Last week we listed Kent Burns’ “Top 10 Reasons Candidates Get Dinged,” let’s look more closely at the first five reasons qualified candidates fail in the job search process.

§         Poor resume development

A resume does not get you a job, it wins you the interview and thus, is key to getting the process started. A weak or non-existent value proposition or a failure to understand and market your brand sets the stage for less-than-desired results.

Executives come with accomplished records … it is how they get to be executives. Accomplishments need to be the foundation of marketing documents. Responsibilities are the same or very similar across every one of your colleagues or competitors, so selling yourself on “responsibilities” only position you as a commodity … one of so very many.

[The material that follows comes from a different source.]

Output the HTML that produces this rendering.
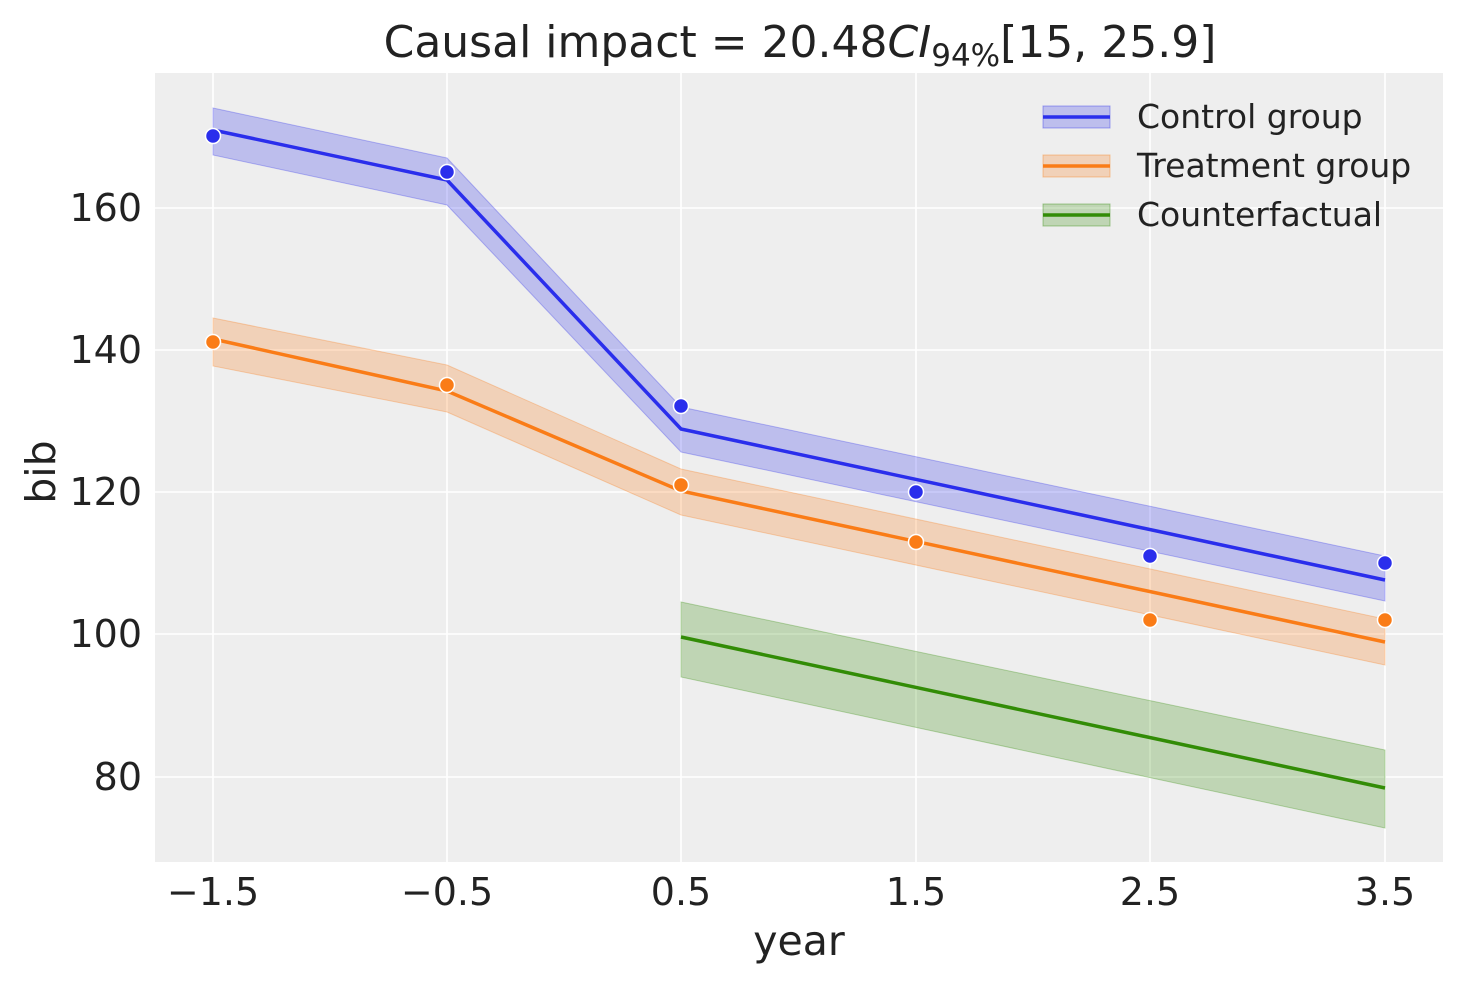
<!DOCTYPE html>
<html><head><meta charset="utf-8"><style>
html,body{margin:0;padding:0;background:#fff;}
svg text{font-family:"DejaVu Sans","Liberation Sans",sans-serif;fill:#222;}
</style></head><body>
<svg width="1463" height="983" viewBox="0 0 1463 983" xmlns="http://www.w3.org/2000/svg">
<rect x="155" y="73" width="1288" height="789" fill="#eeeeee"/>
<g stroke="#fff" stroke-width="1.6">
<line x1="213" y1="73" x2="213" y2="862"/><line x1="447" y1="73" x2="447" y2="862"/>
<line x1="681" y1="73" x2="681" y2="862"/><line x1="916" y1="73" x2="916" y2="862"/>
<line x1="1150" y1="73" x2="1150" y2="862"/><line x1="1385" y1="73" x2="1385" y2="862"/>
<line x1="155" y1="208" x2="1443" y2="208"/><line x1="155" y1="350" x2="1443" y2="350"/>
<line x1="155" y1="492" x2="1443" y2="492"/><line x1="155" y1="634" x2="1443" y2="634"/>
<line x1="155" y1="777" x2="1443" y2="777"/>
</g>
<polygon points="213,108 447,158 681,407 1385,556 1385,601 681,452 447,205 213,155" fill="#2a2eec" fill-opacity="0.25" stroke="#2a2eec" stroke-opacity="0.3"/>
<polygon points="213,318 447,365 681,469 1385,619 1385,665 681,515 447,412 213,366" fill="#fa7c17" fill-opacity="0.25" stroke="#fa7c17" stroke-opacity="0.3"/>
<polygon points="681,602 1385,750 1385,828 681,677" fill="#328c06" fill-opacity="0.25" stroke="#328c06" stroke-opacity="0.3"/>
<polyline points="213,130 447,180 681,429 1385,580" fill="none" stroke="#2a2eec" stroke-width="3.5"/>
<polyline points="213,339 447,391 681,491 1385,642" fill="none" stroke="#fa7c17" stroke-width="3.5"/>
<polyline points="681,637 1385,788" fill="none" stroke="#328c06" stroke-width="3.5"/>
<g fill="#2a2eec" stroke="#fff" stroke-width="1.5">
<circle cx="213" cy="136" r="7.5"/><circle cx="447" cy="172" r="7.5"/><circle cx="681" cy="406" r="7.5"/>
<circle cx="916" cy="492" r="7.5"/><circle cx="1150" cy="556" r="7.5"/><circle cx="1385" cy="563" r="7.5"/>
</g>
<g fill="#fa7c17" stroke="#fff" stroke-width="1.5">
<circle cx="213" cy="342" r="7.5"/><circle cx="447" cy="385" r="7.5"/><circle cx="681" cy="485" r="7.5"/>
<circle cx="916" cy="542" r="7.5"/><circle cx="1150" cy="620" r="7.5"/><circle cx="1385" cy="620" r="7.5"/>
</g>
<rect x="1043" y="106" width="67" height="22" fill="#2a2eec" fill-opacity="0.25" stroke="#2a2eec" stroke-opacity="0.4"/>
<line x1="1043" y1="117" x2="1110" y2="117" stroke="#2a2eec" stroke-width="3.5"/>
<rect x="1043" y="155" width="67" height="22" fill="#fa7c17" fill-opacity="0.25" stroke="#fa7c17" stroke-opacity="0.4"/>
<line x1="1043" y1="166" x2="1110" y2="166" stroke="#fa7c17" stroke-width="3.5"/>
<rect x="1043" y="204" width="67" height="22" fill="#328c06" fill-opacity="0.25" stroke="#328c06" stroke-opacity="0.4"/>
<line x1="1043" y1="215" x2="1110" y2="215" stroke="#328c06" stroke-width="3.5"/>
<g font-size="33">
<text x="1137" y="128">Control group</text>
<text x="1137" y="177">Treatment group</text>
<text x="1137" y="226">Counterfactual</text>
</g>
<g font-size="38" text-anchor="middle">
<text x="213" y="905">−1.5</text><text x="447" y="905">−0.5</text><text x="681" y="905">0.5</text>
<text x="916" y="905">1.5</text><text x="1150" y="905">2.5</text><text x="1385" y="905">3.5</text>
</g>
<g font-size="38" text-anchor="end">
<text x="142" y="221">160</text><text x="142" y="363">140</text><text x="142" y="505">120</text>
<text x="142" y="647">100</text><text x="142" y="790">80</text>
</g>
<text x="799" y="955" font-size="41" text-anchor="middle">year</text>
<text x="55" y="472" font-size="41" text-anchor="middle" transform="rotate(-90 55 472)">bib</text>
<text x="800" y="57" font-size="44" text-anchor="middle">Causal impact = 20.48<tspan font-style="italic">CI</tspan><tspan font-size="31" dy="9">94%</tspan><tspan dy="-9">[15, 25.9]</tspan></text>
</svg>
</body></html>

§         Energy, energy, energy

What’s your passion? How does the prospective position interest you? If you are not displaying energy and passion, the signal it sends is a lack of “real” interest in the position. With all the competition out there, if the position IS important to you – then it’s critical for you to convey that interest.

§         Answers not specific enough

My phrase for this is “vague generalities.” Differentiation comes when you have solid C-A-R + S (challenge, action, result + strategic importance) stories that illustrate what you did with what you know. Anyone with similar responsibilities and years of experience can (and will) say similar things. The way you get noticed is sell … value!

§         Weak value proposition (VP)

Your brand, your reputation, your strengths that have gotten you where you are. Your VP needs to be clear and compelling as it is the foundation of an effective career management strategy and communication plan. Everyone has a brand. The question is, what does your say about you? Figure it out and then tell the whole world!

§         Can’t build the bridge

Knowing your brand allows you to translate your VP to answer the needs of the prospective company. Showing that you have done your research and articulating how you are a fit for what the company needs is a strategic move that positions you above your competitors.